World War II largely destroyed Polish achievements in potato growing, especially in the parts of Poland incorporated into the III Reich. Thus, as soon as the war was over, Polish scientists immediately started to rebuild the potato industry. They were successful – the potato became one of the most important foods in Poland under the communist regime. 

In the 1940s and ‘50s, in the face of food shortages, it became necessary to base daily diets on potatoes, and thus, an abundance of recipes for potato dishes imitating popular meat dishes such as meat loafs, meat balls or meat cutlets were created. 

In the 1950s, in reply to a critique of their modest menu published in Życie Warszawy (The Life of Warsaw) daily, the management of Milk Bars Company wrote with dignity: ‘the milk bars that have appropriate facilities will cook and sell potato dishes, accompanied of course by curd milk.’ 

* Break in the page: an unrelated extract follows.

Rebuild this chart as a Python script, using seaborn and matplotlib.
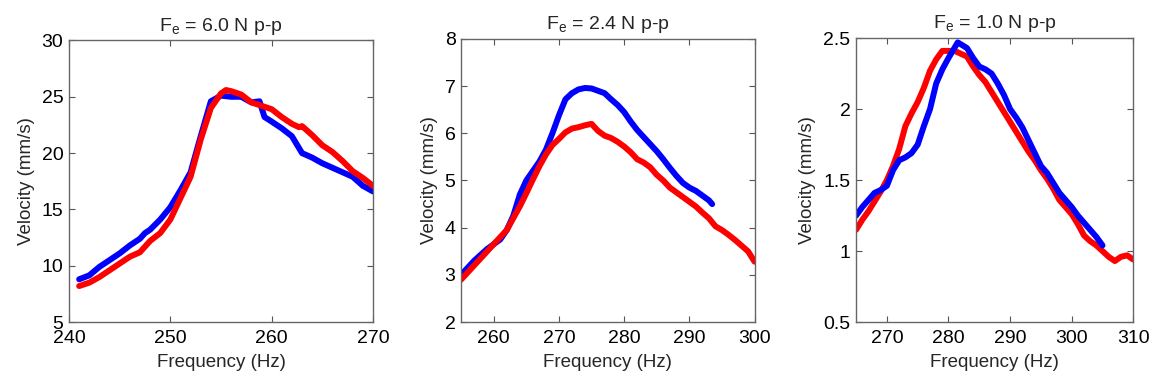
import numpy as np
import pandas as pd
import matplotlib
matplotlib.use("Agg")
import matplotlib.pyplot as plt
import seaborn as sns

# ---- Data ----
titles = [r"F$_\mathregular{e}$ = 6.0 N p-p",
          r"F$_\mathregular{e}$ = 2.4 N p-p",
          r"F$_\mathregular{e}$ = 1.0 N p-p"]

f1_blue = [241, 242, 243, 244, 245, 246, 247, 247.5, 248, 249, 250, 251, 252, 253, 254, 255, 256, 257,
           258, 258.8, 259.3, 260, 261, 262, 263, 264, 265, 266, 267, 268, 269, 270]
v1_blue = [8.8, 9.15, 9.9, 10.5, 11.1, 11.8, 12.4, 12.9, 13.2, 14.1, 15.2, 16.7, 18.3, 21.5, 24.6, 25.1, 25.0, 25.0,
           24.5, 24.6, 23.2, 22.8, 22.2, 21.5, 20.0, 19.6, 19.1, 18.7, 18.3, 17.9, 17.1, 16.6]
f1_red = [241, 242, 243, 244, 245, 246, 247, 248, 249, 250, 251, 252, 253, 254, 255, 255.5, 256, 257,
          258, 259, 260, 261, 262, 262.7, 263, 264, 265, 266, 267, 268, 269, 270]
v1_red = [8.2, 8.5, 9.0, 9.6, 10.2, 10.8, 11.2, 12.2, 12.9, 14.1, 16.0, 17.9, 21.2, 24.0, 25.3, 25.6, 25.5, 25.2,
          24.5, 24.2, 23.9, 23.2, 22.6, 22.3, 22.4, 21.6, 20.7, 20.1, 19.3, 18.4, 17.8, 17.1]

f2_blue = [255, 257, 259, 261, 262, 263, 264, 265, 267, 268, 269, 270, 271, 272, 273, 274, 275, 276, 277,
           278, 279, 280, 281, 282, 283, 284, 285, 286, 287, 288, 289, 290, 291, 292, 293, 293.5]
v2_blue = [3.0, 3.3, 3.55, 3.75, 3.95, 4.25, 4.7, 5.0, 5.4, 5.65, 6.0, 6.38, 6.72, 6.85, 6.93, 6.96, 6.95, 6.9, 6.85,
           6.72, 6.6, 6.45, 6.25, 6.07, 5.92, 5.77, 5.62, 5.45, 5.27, 5.1, 4.95, 4.85, 4.78, 4.68, 4.58, 4.5]
f2_red = [255, 257, 259, 261, 262, 263, 264, 265, 266, 267, 268, 269, 270, 271, 272, 273, 274, 275, 276, 277,
          278, 279, 280, 281, 282, 283, 284, 285, 286, 287, 288, 289, 290, 291, 292, 293, 294, 295, 296, 297,
          298, 299, 300]
v2_red = [2.9, 3.2, 3.5, 3.8, 3.95, 4.2, 4.45, 4.73, 5.02, 5.3, 5.55, 5.75, 5.88, 6.02, 6.1, 6.13, 6.17, 6.2, 6.05,
          5.95, 5.9, 5.82, 5.72, 5.6, 5.45, 5.38, 5.28, 5.12, 5.0, 4.85, 4.75, 4.65, 4.55, 4.45, 4.32, 4.2, 4.03,
          3.95, 3.85, 3.74, 3.62, 3.5, 3.28]

f3_blue = [265, 266, 267, 268, 269, 270, 271, 272, 273, 274, 275, 276, 277, 278, 279, 280, 281.5, 283, 284,
           285, 286, 287, 288, 289, 290, 291, 292, 293, 294, 295, 296, 297, 298, 299, 300, 301, 302, 303, 304, 305]
v3_blue = [1.25, 1.31, 1.36, 1.41, 1.43, 1.46, 1.57, 1.64, 1.66, 1.69, 1.75, 1.88, 2.0, 2.18, 2.28, 2.36, 2.47, 2.43, 2.36,
           2.3, 2.28, 2.25, 2.18, 2.1, 2.0, 1.94, 1.87, 1.78, 1.69, 1.6, 1.55, 1.48, 1.41, 1.36, 1.31, 1.25, 1.2, 1.15,
           1.1, 1.04]
f3_red = [265, 266, 267, 268, 269, 270, 271, 272, 273, 274, 275, 276, 277, 278, 279, 280, 281, 282, 283, 284,
          285, 286, 287, 288, 289, 290, 291, 292, 293, 294, 295, 296, 297, 298, 299, 300, 301, 302, 303, 304, 305,
          306, 307, 308, 309, 310]
v3_red = [1.15, 1.22, 1.28, 1.35, 1.42, 1.5, 1.6, 1.72, 1.88, 1.97, 2.05, 2.15, 2.27, 2.35, 2.41, 2.41, 2.41, 2.39,
          2.37, 2.3, 2.24, 2.19, 2.12, 2.05, 1.98, 1.91, 1.84, 1.77, 1.7, 1.64, 1.57, 1.51, 1.44, 1.36, 1.31, 1.26,
          1.19, 1.11, 1.07, 1.04, 1.0, 0.96, 0.93, 0.96, 0.97, 0.94]

xlims = [(240, 270), (255, 300), (265, 310)]
ylims = [(5, 30), (2, 8), (0.5, 2.5)]
xticks = [[240, 250, 260, 270], [260, 270, 280, 290, 300], [270, 280, 290, 300, 310]]
yticks = [[5, 10, 15, 20, 25, 30], [2, 3, 4, 5, 6, 7, 8], [0.5, 1, 1.5, 2, 2.5]]
yticklabels = [["5", "10", "15", "20", "25", "30"], ["2", "3", "4", "5", "6", "7", "8"],
               ["0.5", "1", "1.5", "2", "2.5"]]

series = [
    [(f1_blue, v1_blue, "blue"), (f1_red, v1_red, "red")],
    [(f2_blue, v2_blue, "blue"), (f2_red, v2_red, "red")],
    [(f3_red, v3_red, "red"), (f3_blue, v3_blue, "blue")],
]

sns.set_style("white")
plt.rcParams['font.family'] = ['Liberation Sans', 'DejaVu Sans']
plt.rcParams['mathtext.fontset'] = 'custom'
plt.rcParams['mathtext.rm'] = 'Liberation Sans'

fig = plt.figure(figsize=(11.6, 3.89), dpi=100)
rects = [(0.0595, 0.172, 0.262, 0.724),
         (0.3975, 0.172, 0.253, 0.728),
         (0.738, 0.172, 0.239, 0.730)]

for i in range(3):
    ax = fig.add_axes(rects[i])
    for fx, vy, col in series[i]:
        df = pd.DataFrame({"f": fx, "v": vy})
        sns.lineplot(data=df, x="f", y="v", ax=ax, color=col, linewidth=4.3,
                     estimator=None, sort=False)
    ax.set_xlim(*xlims[i])
    ax.set_ylim(*ylims[i])
    ax.set_xticks(xticks[i])
    ax.set_yticks(yticks[i])
    ax.set_yticklabels(yticklabels[i])
    ax.tick_params(direction="in", length=4, width=0.8, colors="#555555",
                   labelcolor="black", labelsize=14, top=True, right=True,
                   bottom=True, left=True)
    ax.tick_params(axis="x", pad=6)
    ax.tick_params(axis="y", pad=4)
    for sp in ax.spines.values():
        sp.set_visible(True)
        sp.set_color("#666666")
        sp.set_linewidth(1.0)
    ax.set_xlabel("Frequency (Hz)", fontsize=13.5, labelpad=5)
    ax.set_ylabel("Velocity (mm/s)", fontsize=13.5, labelpad=5)
    ax.set_title(titles[i], fontsize=14, pad=7)

fig.savefig("out.png", dpi=100, facecolor="white")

Cookery books dedicated to potato dishes had also been published before 1939, but in it was only in the 1980s that a book entitled 500 Potraw z Ziemniaków (500 Potato Dishes)by Bolotnikov and Vapielnik was translated from Belarusian and published in Poland. Its introduction highlighted the importance of potatoes in the cuisine of the USSR and other Eastern Bloc countries. 

Today, thirty years after the fall of communism, the potato is regaining its prominent place in Polish cuisine, and its different varieties are sought out by Polish chefs. Over 120 varieties of potato are currently grown in Poland, but still, there is little knowledge about the vegetable, even though using the right variety for any given dish will result in a more refined culinary experience. 

Type A (salad) potatoes remain firm when boiled (Venezia, Bellinda, Colette, Belana, Anouschka, Glorietta varieties). Type B (all-purpose use) can easily be mashed when cooked and taste best in meat dishes and with sauces (Vineta, Bellarosa, Red Sonia, Jelly, Catania, Marabel, Elfe varieties). Type C (starchy) potatoes are ideal for potato pancakes and French fries. There are also those that easily fall apart when cooked (Augusta, Omega, Agria, Jurata varieties).